A closer view of the face is shown on the opening photo in a positive image. This image contains an exact front view with long nose, mustache, beard, and hair parted in the middle coming down on both sides of the head, with the hair a little longer on one side than the other. This image appeared in paintings starting about 550 AD and was on coins starting about 692 AD. Thus, this image long predates the carbon dating of the Shroud (1260–1390 AD) and is the source of our concept of Jesus’s appearance.

History of the Shroud

The Shroud was brought into Turin, Italy, in 1578 and has been kept in the Cathedral of St. John the Baptist in Turin since 1694. Figure 3 shows a photo of the cathedral taken in 1978 when the Shroud was on exhibition in the cathedral. The Shroud goes on exhibition only a few times a century and when it does, millions of people slowly file past it to see the front and back images of the crucified man.

Materials of the Shroud

The Shroud is woven from linen thread made from the stems of the flax plant. In making linen thread, flax fibers are separated from the rest of the stem by allowing the stems to rot in water. The diameter of these fibers is about 15 to 20 µm, which is about a fifth of the diameter of a human hair. A typical linen thread contains about 100 of these fibers.

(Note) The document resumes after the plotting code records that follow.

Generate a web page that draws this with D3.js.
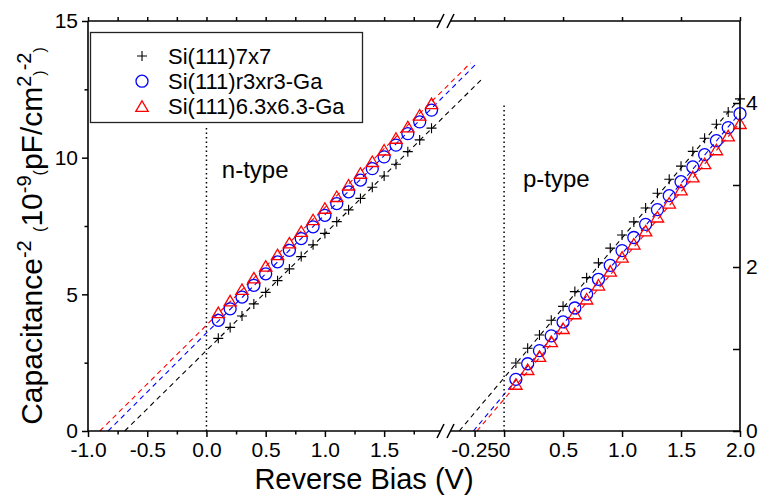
<!DOCTYPE html>
<html>
<head>
<meta charset="utf-8">
<script src="https://cdn.jsdelivr.net/npm/d3@7"></script>
<style>
  body { margin: 0; background: #fff; }
  text { font-family: Arial, "Liberation Sans", sans-serif; fill: #000; }
</style>
</head>
<body>
<div id="chart"></div>
<script>
// n-type side (left y axis, 10^-9 pF/cm2)^-2
const nBias = [0.1, 0.2, 0.3, 0.4, 0.5, 0.6, 0.7, 0.8, 0.9, 1.0, 1.1, 1.2, 1.3, 1.4, 1.5, 1.6, 1.7, 1.8, 1.9];
const nSi7x7 = [3.39, 3.79, 4.21, 4.65, 5.07, 5.50, 5.93, 6.38, 6.81, 7.23, 7.66, 8.09, 8.51, 8.92, 9.33, 9.76, 10.22, 10.65, 11.08];
const nSiR3 = [4.05, 4.47, 4.90, 5.33, 5.75, 6.19, 6.61, 7.04, 7.47, 7.89, 8.32, 8.75, 9.18, 9.60, 10.03, 10.46, 10.88, 11.31, 11.74];
const nSi63 = [4.33, 4.76, 5.18, 5.60, 6.03, 6.45, 6.88, 7.30, 7.73, 8.15, 8.58, 9.00, 9.43, 9.86, 10.28, 10.71, 11.13, 11.56, 11.98];
// dashed fits, read at both ends [bias, value]
const nFit7x7 = [[-0.69, 0], [2.32, 12.85]];
const nFitR3 = [[-0.83, 0], [2.27, 13.40]];
const nFit63 = [[-0.90, 0], [2.23, 13.47]];

// p-type side (right y axis)
const pBias = [0.1, 0.2, 0.3, 0.4, 0.5, 0.6, 0.7, 0.8, 0.9, 1.0, 1.1, 1.2, 1.3, 1.4, 1.5, 1.6, 1.7, 1.8, 1.9, 2.0];
const pSi7x7 = [0.83, 1.01, 1.17, 1.35, 1.52, 1.70, 1.87, 2.05, 2.23, 2.39, 2.55, 2.72, 2.90, 3.07, 3.23, 3.41, 3.57, 3.74, 3.89, 4.05];
const pSiR3 = [0.63, 0.82, 0.98, 1.16, 1.33, 1.50, 1.67, 1.85, 2.02, 2.20, 2.36, 2.52, 2.70, 2.87, 3.04, 3.22, 3.37, 3.54, 3.70, 3.87];
const pSi63 = [0.57, 0.75, 0.91, 1.09, 1.25, 1.43, 1.61, 1.78, 1.95, 2.12, 2.28, 2.44, 2.61, 2.78, 2.94, 3.10, 3.26, 3.43, 3.60, 3.75];
const pFit7x7 = [[-0.38, 0], [2.0, 4.06]];
const pFitR3 = [[-0.26, 0], [2.0, 3.88]];
const pFit63 = [[-0.23, 0], [2.0, 3.76]];

const seriesNames = ["Si(111)7x7", "Si(111)r3xr3-Ga", "Si(111)6.3x6.3-Ga"];
const seriesColors = ["#000000", "#0000ff", "#ff0000"];
const seriesShapes = ["cross", "circle", "triangle"];

const leftTicks = [0, 5, 10, 15];
const leftMinor = [2.5, 7.5, 12.5];
const rightTicks = [0, 1, 2, 3, 4];
const rightLabels = ["0", "", "2", "", "4"];
const nXTicks = [-1.0, -0.5, 0.0, 0.5, 1.0, 1.5];
const nXMinor = [-0.75, -0.25, 0.25, 0.75, 1.25, 1.75];
const pXTicks = [-0.25, 0, 0.5, 1.0, 1.5, 2.0];
const pXLabels = ["-0.25", "0", "0.5", "1.0", "1.5", "2.0"];

// vertical dotted markers at 0 V: [bias, top value]
const nZeroLine = [0, 11.1];
const pZeroLine = [0, 3.98];

const width = 762, height = 502;
const plotTop = 21, plotBottom = 431, plotLeft = 88, plotRight = 740;
const breakL = 441, breakR = 450;

const svg = d3.select("#chart").append("svg")
  .attr("width", width)
  .attr("height", height);

const xN = d3.scaleLinear().domain([-1.0, 1.98]).range([plotLeft, breakL]);
const xP = d3.scaleLinear().domain([-0.45, 2.0]).range([breakR + 1, plotRight]);
const yL = d3.scaleLinear().domain([0, 15]).range([plotBottom, plotTop]);
const yR = d3.scaleLinear().domain([0, 5]).range([plotBottom, plotTop]);

const markerPath = {
  cross: "M-5,0H5M0,-5V5",
  circle: "M6,0A6,6 0 1,1 -6,0A6,6 0 1,1 6,0Z",
  triangle: "M0,-5.5L6.2,5L-6.2,5Z"
};

// dashed fit lines
const line = d3.line();
function fitLine(pts, xs, ys, color) {
  svg.append("path")
    .attr("d", line(pts.map(p => [xs(p[0]), ys(p[1])])))
    .attr("fill", "none")
    .attr("stroke", color)
    .attr("stroke-width", 1.1)
    .attr("stroke-dasharray", "5,4");
}
[nFit7x7, nFitR3, nFit63].forEach((f, i) => fitLine(f, xN, yL, seriesColors[i]));
[pFit7x7, pFitR3, pFit63].forEach((f, i) => fitLine(f, xP, yR, seriesColors[i]));

// dotted lines at 0 V
svg.append("line")
  .attr("x1", xN(nZeroLine[0])).attr("x2", xN(nZeroLine[0]))
  .attr("y1", yL(0)).attr("y2", yL(nZeroLine[1]))
  .attr("stroke", "#000").attr("stroke-width", 1.5).attr("stroke-dasharray", "1.5,3");
svg.append("line")
  .attr("x1", xP(pZeroLine[0])).attr("x2", xP(pZeroLine[0]))
  .attr("y1", yR(0)).attr("y2", yR(pZeroLine[1]))
  .attr("stroke", "#000").attr("stroke-width", 1.5).attr("stroke-dasharray", "1.5,3");

// symbols
function points(xv, yv, xs, ys, i) {
  svg.append("g").selectAll("path")
    .data(xv.map((x, k) => [x, yv[k]]))
    .join("path")
    .attr("transform", d => `translate(${xs(d[0])},${ys(d[1])})`)
    .attr("d", markerPath[seriesShapes[i]])
    .attr("fill", "none")
    .attr("stroke", seriesColors[i])
    .attr("stroke-width", i === 0 ? 1.1 : 1.3);
}
[nSi7x7, nSiR3, nSi63].forEach((v, i) => points(nBias, v, xN, yL, i));
[pSi7x7, pSiR3, pSi63].forEach((v, i) => points(pBias, v, xP, yR, i));

// axes
function styleAxis(g) {
  g.select(".domain").remove();
  g.selectAll(".tick line").attr("stroke", "#000").attr("stroke-width", 1.5);
  g.selectAll(".tick text").attr("font-size", 21).attr("fill", "#000")
    .style("font-family", "Arial, 'Liberation Sans', sans-serif");
}

svg.append("g").attr("transform", `translate(0,${plotBottom})`)
  .call(d3.axisBottom(xN).tickValues(nXTicks).tickSize(6).tickPadding(5).tickFormat(d => d.toFixed(1)))
  .call(styleAxis);
svg.append("g").attr("transform", `translate(0,${plotBottom})`)
  .call(d3.axisBottom(xN).tickValues(nXMinor).tickSize(3.5).tickFormat(""))
  .call(styleAxis);
svg.append("g").attr("transform", `translate(0,${plotBottom})`)
  .call(d3.axisBottom(xP).tickValues(pXTicks).tickSize(6).tickPadding(5).tickFormat((d, i) => pXLabels[i]))
  .call(styleAxis);

svg.append("g").attr("transform", `translate(0,${plotTop})`)
  .call(d3.axisTop(xN).tickValues(nXTicks.concat(nXMinor)).tickSize(4).tickFormat(""))
  .call(styleAxis);
svg.append("g").attr("transform", `translate(0,${plotTop})`)
  .call(d3.axisTop(xP).tickValues(pXTicks).tickSize(4).tickFormat(""))
  .call(styleAxis);

svg.append("g").attr("transform", `translate(${plotLeft},0)`)
  .call(d3.axisLeft(yL).tickValues(leftTicks).tickSize(6).tickPadding(4).tickFormat(d => d))
  .call(styleAxis);
svg.append("g").attr("transform", `translate(${plotLeft},0)`)
  .call(d3.axisLeft(yL).tickValues(leftMinor).tickSize(3.5).tickFormat(""))
  .call(styleAxis);

svg.append("g").attr("transform", `translate(${plotRight},0)`)
  .call(d3.axisRight(yR).tickValues(rightTicks).tickSize(-7).tickPadding(6).tickFormat((d, i) => rightLabels[i]))
  .call(styleAxis);

// frame with axis break
const frame = svg.append("g").attr("stroke", "#000").attr("stroke-width", 1.6).attr("fill", "none");
frame.append("line").attr("x1", plotLeft).attr("x2", plotLeft).attr("y1", plotTop).attr("y2", plotBottom);
frame.append("line").attr("x1", plotRight).attr("x2", plotRight).attr("y1", plotTop).attr("y2", plotBottom);
[plotTop, plotBottom].forEach(y => {
  frame.append("line").attr("x1", plotLeft).attr("x2", breakL).attr("y1", y).attr("y2", y);
  frame.append("line").attr("x1", breakR).attr("x2", plotRight).attr("y1", y).attr("y2", y);
  frame.append("line").attr("x1", breakL - 4).attr("x2", breakL + 3).attr("y1", y + 7).attr("y2", y - 7);
  frame.append("line").attr("x1", breakR - 3).attr("x2", breakR + 4).attr("y1", y + 7).attr("y2", y - 7);
});

// annotations
svg.append("text").attr("x", xN(0.13)).attr("y", 178).attr("font-size", 24).text("n-type");
svg.append("text").attr("x", xP(0.16)).attr("y", 187).attr("font-size", 24).text("p-type");

// legend
const legend = svg.append("g");
legend.append("rect")
  .attr("x", 90.5).attr("y", 32.5).attr("width", 272).attr("height", 90)
  .attr("fill", "#fff").attr("stroke", "#222").attr("stroke-width", 1.3);
seriesNames.forEach((name, i) => {
  const cy = 56 + i * 25.2;
  legend.append("path")
    .attr("transform", `translate(142,${cy})`)
    .attr("d", markerPath[seriesShapes[i]])
    .attr("fill", "none")
    .attr("stroke", seriesColors[i])
    .attr("stroke-width", i === 0 ? 1.1 : 1.3);
  legend.append("text").attr("x", 168).attr("y", cy + 8).attr("font-size", 22).text(name);
});

// axis titles
svg.append("text")
  .attr("x", 364).attr("y", 489)
  .attr("text-anchor", "middle")
  .attr("font-size", 29)
  .text("Reverse Bias (V)");

const yTitle = svg.append("text")
  .attr("transform", "translate(42,236) rotate(-90)")
  .attr("text-anchor", "middle")
  .attr("font-size", 30);
yTitle.append("tspan").text("Capacitance");
yTitle.append("tspan").attr("font-size", 20).attr("dy", -11).text("-2");
yTitle.append("tspan").attr("dy", 11).text(" ");
yTitle.append("tspan").attr("font-size", 16).attr("dy", 3).text("(");
yTitle.append("tspan").attr("dy", -3).text("10");
yTitle.append("tspan").attr("font-size", 20).attr("dy", -11).text("-9");
yTitle.append("tspan").attr("font-size", 16).attr("dy", 14).text("(");
yTitle.append("tspan").attr("dy", -3).text("pF/cm");
yTitle.append("tspan").attr("font-size", 20).attr("dy", -11).text("2");
yTitle.append("tspan").attr("font-size", 16).attr("dy", 14).text(")");
yTitle.append("tspan").attr("font-size", 20).attr("dy", -14).text("-2");
yTitle.append("tspan").attr("font-size", 16).attr("dy", 14).text(")");
</script>
</body>
</html>
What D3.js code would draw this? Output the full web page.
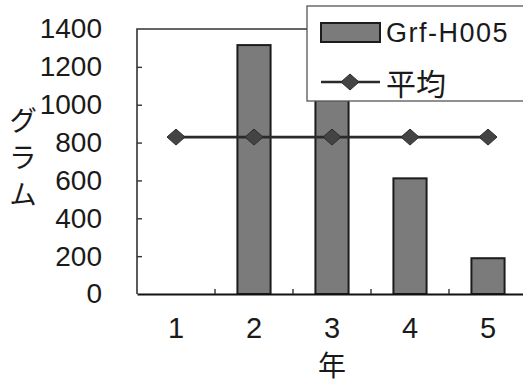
<!DOCTYPE html>
<html>
<head>
<meta charset="utf-8">
<script src="https://cdn.jsdelivr.net/npm/d3@7"></script>
<style>
  html, body { margin: 0; padding: 0; background: #fff; }
  svg { display: block; }
  text { fill: #1a1a1a; }
</style>
</head>
<body>
<svg id="chart" width="523" height="383"></svg>
<script>
// Yearly weights (grams) for Grf-H005; year 1 has no measurement
const years = [1, 2, 3, 4, 5];
const grams = [null, 1315, 1200, 611, 189];
// Average series drawn as a flat line across all years
const average = [829, 829, 829, 829, 829];
const yTicks = [0, 200, 400, 600, 800, 1000, 1200, 1400];
const seriesNames = ["Grf-H005", "平均"];
const yTitle = "グラム";
const xTitle = "年";

const svg = d3.select("#chart");
const plot = { left: 137, top: 29, right: 527, bottom: 294 };

const x = d3.scaleBand().domain(years).range([plot.left, plot.right]).paddingInner(0).paddingOuter(0);
const y = d3.scaleLinear().domain([0, 1400]).range([plot.bottom, plot.top]);
const barW = x.bandwidth() * 0.425;

const latin = "'Liberation Sans', Arial, sans-serif";
const cjk = "'Noto Sans CJK JP', sans-serif";

// Plot frame (top and left edges)
svg.append("path")
  .attr("d", `M${plot.left},${plot.bottom} V${plot.top} H${plot.right}`)
  .attr("fill", "none").attr("stroke", "#333").attr("stroke-width", 1.6);

// Bars
svg.append("g").selectAll("rect")
  .data(years.map((yr, i) => ({ yr, v: grams[i] })).filter(d => d.v != null))
  .join("rect")
  .attr("x", d => x(d.yr) + (x.bandwidth() - barW) / 2)
  .attr("y", d => y(d.v))
  .attr("width", barW)
  .attr("height", d => y(0) - y(d.v))
  .attr("fill", "#7b7b7b")
  .attr("stroke", "#1c1c1c")
  .attr("stroke-width", 2);

// Y axis: inward ticks, labels on the left
const yAxis = svg.append("g")
  .attr("transform", `translate(${plot.left},0)`)
  .call(d3.axisLeft(y).tickValues(yTicks).tickFormat(d3.format("d")).tickSize(-5).tickPadding(35));
yAxis.select(".domain").remove();
yAxis.selectAll(".tick line").attr("stroke", "#333").attr("stroke-width", 1.4)
  .filter(d => d === 0 || d === 1400).remove();
yAxis.selectAll("text").attr("font-family", latin).attr("font-size", 28).attr("fill", "#1a1a1a");

// X axis: baseline, category labels, inward ticks on category boundaries
const xAxis = svg.append("g")
  .attr("transform", `translate(0,${plot.bottom})`)
  .call(d3.axisBottom(x).tickSize(0).tickPadding(23));
xAxis.select(".domain").attr("stroke", "#111").attr("stroke-width", 2.2);
xAxis.selectAll("text").attr("font-family", latin).attr("font-size", 29).attr("fill", "#1a1a1a");
xAxis.selectAll(".boundary")
  .data(years.slice(1))
  .join("line")
  .attr("class", "boundary")
  .attr("x1", d => x(d)).attr("x2", d => x(d))
  .attr("y1", 0).attr("y2", -5)
  .attr("stroke", "#333").attr("stroke-width", 1.4);

// Average line with diamond markers
const cx = d => x(d) + x.bandwidth() / 2;
svg.append("path")
  .datum(years.map((yr, i) => [cx(yr), y(average[i])]))
  .attr("d", d3.line())
  .attr("fill", "none").attr("stroke", "#2a2a2a").attr("stroke-width", 2.6);

const diamond = (px, py) => `M${px},${py - 8} L${px + 9},${py} L${px},${py + 8} L${px - 9},${py} Z`;
svg.append("g").selectAll("path")
  .data(years.map((yr, i) => [cx(yr), y(average[i])]))
  .join("path")
  .attr("d", d => diamond(d[0], d[1]))
  .attr("fill", "#444").attr("stroke", "#2a2a2a").attr("stroke-width", 1);

// Axis titles: vertical Japanese title on the left, year title below
svg.append("text")
  .attr("x", 23).attr("y", 106)
  .style("writing-mode", "vertical-rl")
  .attr("letter-spacing", 9)
  .attr("font-family", cjk).attr("font-size", 28)
  .text(yTitle);

svg.append("text")
  .attr("x", x(3) + x.bandwidth() / 2).attr("y", 376)
  .attr("text-anchor", "middle")
  .attr("font-family", cjk).attr("font-size", 28)
  .text(xTitle);

// Legend
const lg = svg.append("g");
lg.append("rect")
  .attr("x", 307).attr("y", 6).attr("width", 222).attr("height", 95)
  .attr("fill", "#fff").attr("stroke", "#555").attr("stroke-width", 1.3);
lg.append("rect")
  .attr("x", 321).attr("y", 23).attr("width", 59).attr("height", 19)
  .attr("fill", "#7b7b7b").attr("stroke", "#1c1c1c").attr("stroke-width", 2);
lg.append("text")
  .attr("x", 386).attr("y", 42)
  .attr("font-family", latin).attr("font-size", 27).attr("letter-spacing", 1.5)
  .text(seriesNames[0]);
lg.append("line")
  .attr("x1", 321).attr("x2", 380).attr("y1", 82).attr("y2", 82)
  .attr("stroke", "#2a2a2a").attr("stroke-width", 2.6);
lg.append("path").attr("d", diamond(350, 82))
  .attr("fill", "#444").attr("stroke", "#2a2a2a").attr("stroke-width", 1);
lg.append("text")
  .attr("x", 386).attr("y", 82).attr("dominant-baseline", "central")
  .attr("font-family", cjk).attr("font-size", 30)
  .text(seriesNames[1]);
</script>
</body>
</html>
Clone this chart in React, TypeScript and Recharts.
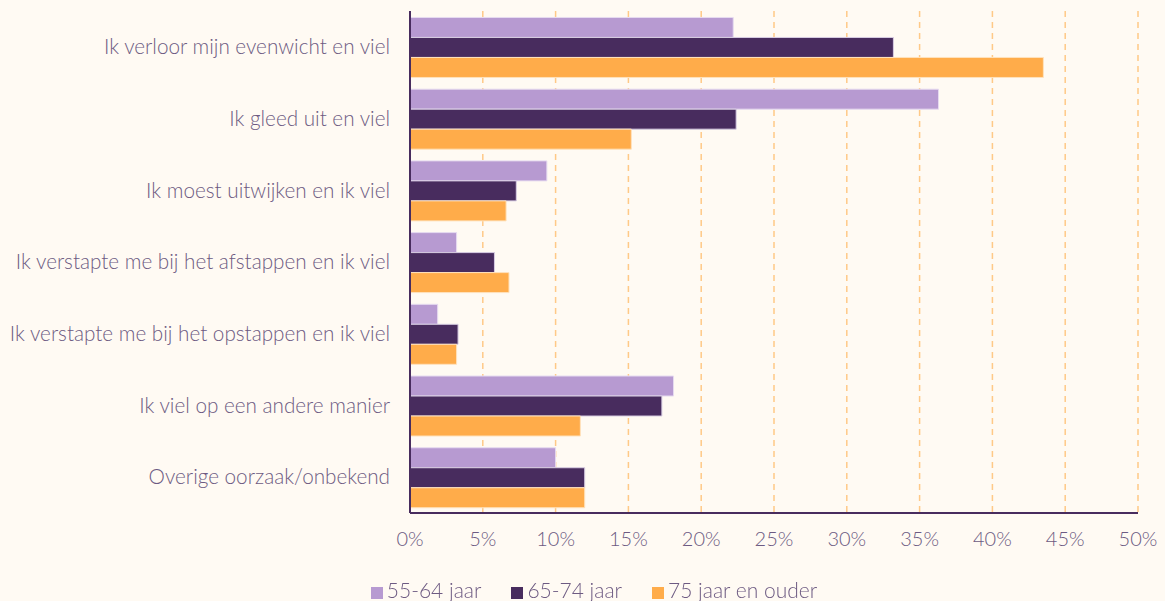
import React from "react";
import { Bar, BarChart, XAxis, YAxis, CartesianGrid, Legend } from "recharts";

const categories = [
  "Ik verloor mijn evenwicht en viel",
  "Ik gleed uit en viel",
  "Ik moest uitwijken en ik viel",
  "Ik verstapte me bij het afstappen en ik viel",
  "Ik verstapte me bij het opstappen en ik viel",
  "Ik viel op een andere manier",
  "Overige oorzaak/onbekend",
];

const age55to64 = [22.2, 36.3, 9.4, 3.2, 1.9, 18.1, 10.0];
const age65to74 = [33.2, 22.4, 7.3, 5.8, 3.3, 17.3, 12.0];
const age75plus = [43.5, 15.2, 6.6, 6.8, 3.2, 11.7, 12.0];

const xTicks = [0, 5, 10, 15, 20, 25, 30, 35, 40, 45, 50];

const data = categories.map((name, i) => ({
  name,
  a: age55to64[i],
  b: age65to74[i],
  c: age75plus[i],
}));

const textColor = "#6d5a82";
const font = "Lato, 'Open Sans', sans-serif";

export default function App() {
  return (
    <div
      style={{
        position: "fixed",
        top: 0,
        left: 0,
        width: 1165,
        height: 601,
        background: "#fffaf3",
        fontFamily: font,
      }}
    >
      <BarChart
        width={1165}
        height={601}
        data={data}
        layout="vertical"
        margin={{ top: 11, right: 27, left: 0, bottom: 0 }}
        barCategoryGap="9%"
        barGap={0}
      >
        <CartesianGrid
          horizontal={false}
          stroke="#ffc987"
          strokeDasharray="6 5"
          strokeWidth={1.5}
        />
        <XAxis
          type="number"
          domain={[0, 50]}
          ticks={xTicks}
          tickFormatter={(v) => `${v}%`}
          tickLine={false}
          axisLine={{ stroke: "#482c5e", strokeWidth: 2 }}
          tick={{ fill: textColor, fontSize: 20, fontWeight: 300 }}
          tickMargin={13}
          height={63}
        />
        <YAxis
          type="category"
          dataKey="name"
          width={410}
          tickLine={false}
          axisLine={{ stroke: "#482c5e", strokeWidth: 2 }}
          tick={{ fill: textColor, fontSize: 20.7, fontWeight: 300 }}
          tickMargin={14}
          interval={0}
        />
        <Legend
          verticalAlign="bottom"
          iconType="square"
          iconSize={12}
          wrapperStyle={{ fontSize: 21, fontWeight: 300, color: textColor, left: 40, bottom: -1 }}
          formatter={(value) => (
            <span style={{ color: textColor, marginRight: 20 }}>{value}</span>
          )}
        />
        <Bar dataKey="a" name="55-64 jaar" fill="#b79ad1" stroke="#e6dbf0" strokeWidth={1} isAnimationActive={false} />
        <Bar dataKey="b" name="65-74 jaar" fill="#482c5e" stroke="#d8cde3" strokeWidth={1} isAnimationActive={false} />
        <Bar dataKey="c" name="75 jaar en ouder" fill="#ffac4a" stroke="#ffe2bd" strokeWidth={1} isAnimationActive={false} />
      </BarChart>
    </div>
  );
}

Previous Research on the Shroud

It is often said that the Shroud is the most researched artifact in human possession. Research on the Shroud can be divided into four periods. These four periods and their conclusions are summarized below.

  • 1898 to 1977: The images were formed by a crucified man who was wrapped in the Shroud. This is indicated primarily by the nature of the blood on the Shroud.

  • 1978 to 1987: Extensive experiments indicate the image is not due to paint, scorch, liquid, or photography. The methodology for image formation could not be determined.

  • 1988 to 2016: The Shroud was carbon dated in 1988 to a range of 1260–1390 AD (two sigma). This allegedly proved the Shroud could not be authentic.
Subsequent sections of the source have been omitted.